5. In principle, the relevant portions of the present automotive sector have an already established overlap with our space and general aeronautics programs.
So far, the accomplishments of our space program have implied less and less emphasis in fact on exploring other planets, than on exploring the common systemic nature of the Solar System which we share with the other regions of our Solar System as a whole. As the demand for scientific progress grows relative to life on even this, our immediate planet, the distinction between life and physical chemistry on Earth and the physical chemistry of the Solar System generally will tend to vanish. There are processes in the Solar System and even beyond which represent the power to control crucial aspects of the conditions for our existence on Earth itself; we must go out to explore and meet those processes. The natural commonality of space-oriented aeronautics and the work and products of the machine-tool sector back here on Earth will naturally meld as the name for physical science becomes, quite naturally, applied astrophysical science.
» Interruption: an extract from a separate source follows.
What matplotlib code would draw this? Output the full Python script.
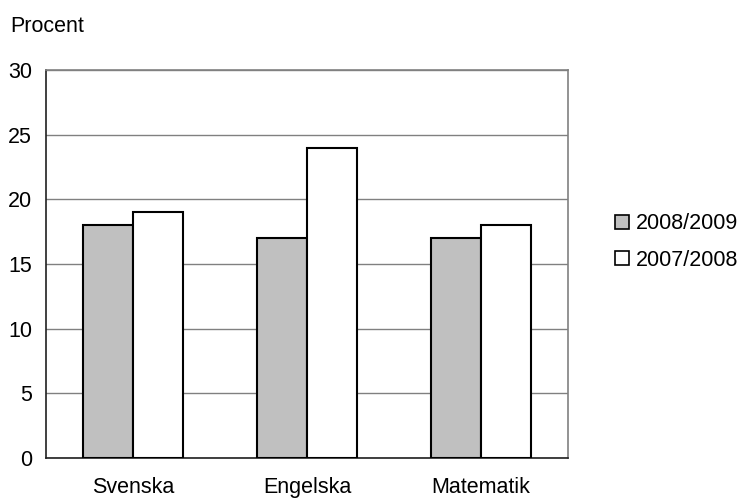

The immediate practical implication of that same point, is that the current requirement for mastering the Biosphere in depth, is a requirement which includes the need to raise the qualitative level of production in Asian society and Africa, for example. This means that those more developed regions presently in places such as Europe and the Americas, must emphasize mobilization of their own efforts in the direction of science-intensive approaches to the needs of the planet and its populations as a whole.
On this account, it is to be stressed that the same machine-tool-design principle which marks the driver of a successful automotive and aeronautic industry, is the principled feature of experimental designs of test of principle in fundamental scientific work. The challenge of industry during coming decades, will be to upgrade the natural potential of all machine-tool-design work to the level of the refined use of those skills in fundamental scientific discovery. This is work to be carried forth in ways which echo the mobilization of the automobile industry for victory against Hitler's warfare.